A MEMS XY-stage integrating compliant mechanism for nanopositioning at sub-nanometer resolution

This paper reports a microelectromechanical systems (MEMS) based XY-stage integrating compliant motion amplification mechanism for nanopositioning at sub nanometer resolution. The MEMS stage is driven by bidirectional Z-beam electrothermal actuators that generate large output forces to actuate the motion amplification mechanism. The motion amplification mechanisms are used in their inverse (motion reduction) mode to convert micrometer input displacements (from the Z-beam actuators) into nanometer output displacements at a constant motion reduction ratio with good linearity. This unique design significantly enhances the positioning resolution of the XY-stage.

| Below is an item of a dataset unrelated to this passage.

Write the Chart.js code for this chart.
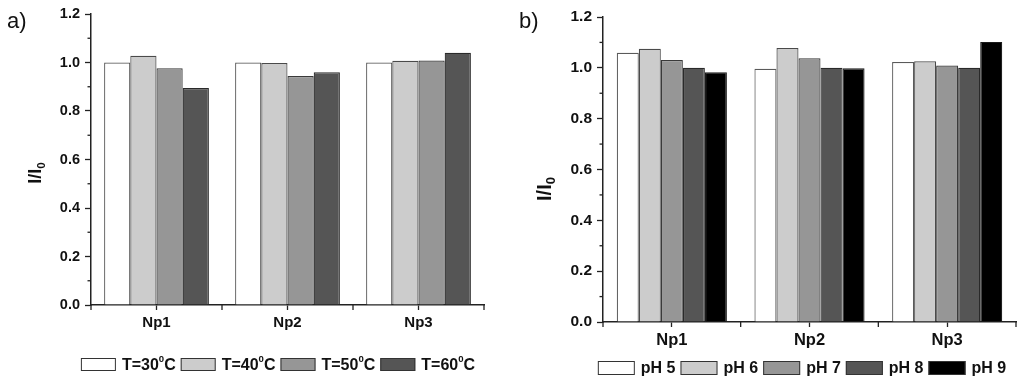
<!DOCTYPE html>
<html>
<head>
<meta charset="utf-8">
<script src="https://cdn.jsdelivr.net/npm/chart.js@4/dist/chart.umd.min.js"></script>
<style>
  html, body { margin: 0; padding: 0; background: #fff; }
  #wrap { position: relative; width: 1024px; height: 384px; }
  .panel { position: absolute; top: 0; width: 512px; height: 384px; }
</style>
</head>
<body>
<div id="wrap">
  <div class="panel" style="left:0"><canvas id="chartA" width="512" height="384"></canvas></div>
  <div class="panel" style="left:512px"><canvas id="chartB" width="512" height="384"></canvas></div>
</div>
<script>
// data
const categories = ['Np1', 'Np2', 'Np3'];
const yTicks = [0, 0.2, 0.4, 0.6, 0.8, 1.0, 1.2];

const tempLabels = ['T=30\u2070C', 'T=40\u2070C', 'T=50\u2070C', 'T=60\u2070C'];
const t30 = [1.00, 1.00, 1.00];
const t40 = [1.028, 0.998, 1.007];
const t50 = [0.976, 0.944, 1.008];
const t60 = [0.895, 0.960, 1.040];

const phLabels = ['pH 5', 'pH 6', 'pH 7', 'pH 8', 'pH 9'];
const ph5 = [1.059, 0.996, 1.023];
const ph6 = [1.075, 1.078, 1.026];
const ph7 = [1.031, 1.038, 1.009];
const ph8 = [1.000, 1.000, 1.000];
const ph9 = [0.983, 0.998, 1.102];

const fills = ['#ffffff', '#cccccc', '#969696', '#555555', '#000000'];
const edges = ['#5a5a5a', '#4a4a4a', '#3a3a3a', '#2a2a2a', '#1a1a1a'];
const FONT = '"Liberation Sans", Arial, sans-serif';

// draws text where ⁰ is a raised small 0 and ₀ a lowered small 0
function richText(ctx, text, x, y, size, align) {
  const parts = [];
  for (const ch of text) {
    if (ch === '\u2070') parts.push({ t: '0', s: 0.6, dy: -0.38 });
    else if (ch === '\u2080') parts.push({ t: '0', s: 0.65, dy: 0.32 });
    else if (parts.length && parts[parts.length - 1].s === 1) parts[parts.length - 1].t += ch;
    else parts.push({ t: ch, s: 1, dy: 0 });
  }
  let total = 0;
  parts.forEach(p => {
    ctx.font = 'bold ' + (size * p.s) + 'px ' + FONT;
    p.w = ctx.measureText(p.t).width;
    total += p.w;
  });
  let cx = align === 'center' ? x - total / 2 : x;
  ctx.textAlign = 'left';
  ctx.textBaseline = 'middle';
  parts.forEach(p => {
    ctx.font = 'bold ' + (size * p.s) + 'px ' + FONT;
    ctx.fillText(p.t, cx, y + p.dy * size);
    cx += p.w;
  });
  return total;
}

function richWidth(ctx, text, size) {
  let w = 0;
  for (const ch of text) {
    const sup = ch === '\u2070' || ch === '\u2080';
    ctx.font = 'bold ' + (sup ? size * 0.6 : size) + 'px ' + FONT;
    w += ctx.measureText(sup ? '0' : ch).width;
  }
  return w;
}

const decor = {
  id: 'decor',
  afterDraw(chart, args, o) {
    const ctx = chart.ctx;
    const ys = chart.scales.y, xs = chart.scales.x;
    ctx.save();
    ctx.strokeStyle = '#222';
    ctx.lineWidth = 1.3;
    // minor ticks on y
    for (let i = 0; i < yTicks.length - 1; i++) {
      const py = ys.getPixelForValue((yTicks[i] + yTicks[i + 1]) / 2);
      ctx.beginPath();
      ctx.moveTo(ys.right - 3.5, py);
      ctx.lineTo(ys.right, py);
      ctx.stroke();
    }
    // category boundary ticks on x
    const n = categories.length;
    for (let i = 0; i <= n; i++) {
      const px = xs.left + i * (xs.right - xs.left) / n;
      ctx.beginPath();
      ctx.moveTo(px, xs.top);
      ctx.lineTo(px, xs.top + 5);
      ctx.stroke();
    }
    // panel letter
    ctx.fillStyle = '#111';
    ctx.font = '22px ' + FONT;
    ctx.textAlign = 'left';
    ctx.textBaseline = 'alphabetic';
    ctx.fillText(o.letter, 7, 28);
    // y title
    ctx.save();
    ctx.translate(o.titleX, o.titleY);
    ctx.rotate(-Math.PI / 2);
    richText(ctx, 'I/I\u2080', 0, 0, o.titleSize, 'center');
    ctx.restore();
    // legend
    const ds = chart.data.datasets;
    const gap = 6, after = 5;
    const widths = ds.map(d => richWidth(ctx, d.label, o.legendSize));
    const total = widths.reduce((a, w) => a + o.boxW + gap + w + after, 0) - after;
    let lx = o.legendCX - total / 2;
    ds.forEach((d, i) => {
      ctx.fillStyle = d.backgroundColor;
      ctx.fillRect(lx, o.legendY - o.boxH / 2, o.boxW, o.boxH);
      ctx.strokeStyle = '#333';
      ctx.lineWidth = 1;
      ctx.strokeRect(lx + 0.5, o.legendY - o.boxH / 2 + 0.5, o.boxW - 1, o.boxH - 1);
      ctx.fillStyle = '#111';
      richText(ctx, d.label, lx + o.boxW + gap, o.legendY + 1, o.legendSize, 'left');
      lx += o.boxW + gap + widths[i] + after;
    });
    ctx.restore();
  }
};

function makeChart(id, labels, series, o) {
  new Chart(document.getElementById(id), {
    type: 'bar',
    data: {
      labels: categories,
      datasets: series.map((s, i) => ({
        label: labels[i],
        data: s,
        backgroundColor: fills[i],
        borderColor: edges[i],
        borderWidth: 1.2,
        categoryPercentage: 0.8,
        barPercentage: 1.0
      }))
    },
    plugins: [decor],
    options: {
      responsive: false,
      animation: false,
      layout: { padding: { left: 0, right: o.padR, top: o.padT, bottom: o.padB } },
      plugins: {
        legend: { display: false },
        tooltip: { enabled: false },
        decor: o
      },
      scales: {
        x: {
          grid: { display: true, drawOnChartArea: false, offset: false, tickLength: 5, tickColor: '#222', tickWidth: 1.3 },
          border: { display: true, color: '#222', width: 1.5 },
          ticks: { color: '#111', padding: 4, font: { family: FONT, weight: 'bold', size: o.xSize } },
          afterFit(scale) { scale.height = 30; }
        },
        y: {
          min: 0, max: 1.2,
          afterBuildTicks(scale) { scale.ticks = yTicks.map(v => ({ value: v })); },
          grid: { display: true, drawOnChartArea: false, tickLength: 6, tickColor: '#222', tickWidth: 1.3 },
          border: { display: true, color: '#222', width: 1.5 },
          ticks: {
            color: '#111', padding: 5,
            font: { family: FONT, weight: 'bold', size: o.ySize },
            callback: v => Number(v).toFixed(1)
          },
          afterFit(scale) { scale.width = 91; }
        }
      }
    }
  });
}

makeChart('chartA', tempLabels, [t30, t40, t50, t60], {
  letter: 'a)', padR: 28, padT: 14, padB: 49,
  xSize: 15, ySize: 14.5, titleSize: 18, titleX: 36, titleY: 173,
  legendSize: 16, legendCX: 278, legendY: 364.5, boxW: 35, boxH: 13
});
makeChart('chartB', phLabels, [ph5, ph6, ph7, ph8, ph9], {
  letter: 'b)', padR: 8, padT: 17, padB: 32,
  xSize: 16.5, ySize: 15.5, titleSize: 20, titleX: 33, titleY: 189,
  legendSize: 16, legendCX: 290, legendY: 368, boxW: 37, boxH: 14
});
</script>
</body>
</html>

An analytical model is developed to predict output displacements of the XY-stage as a function of the input voltages applied to the Z-beam actuators, and the predicted results agree with the experimental results. Capacitive displacement sensors are arranged along both X- and Y-axes for measuring the input displacements of the amplification mechanisms, enabling closed-loop nanopositioning control of the XY-stage. The device calibration results show that, within an actuation voltage of +/- 15 V, the MEMS stage offers a motion range close to +/- 1 mu m and a displacement resolution better than 0.3 nm root Hz(-1).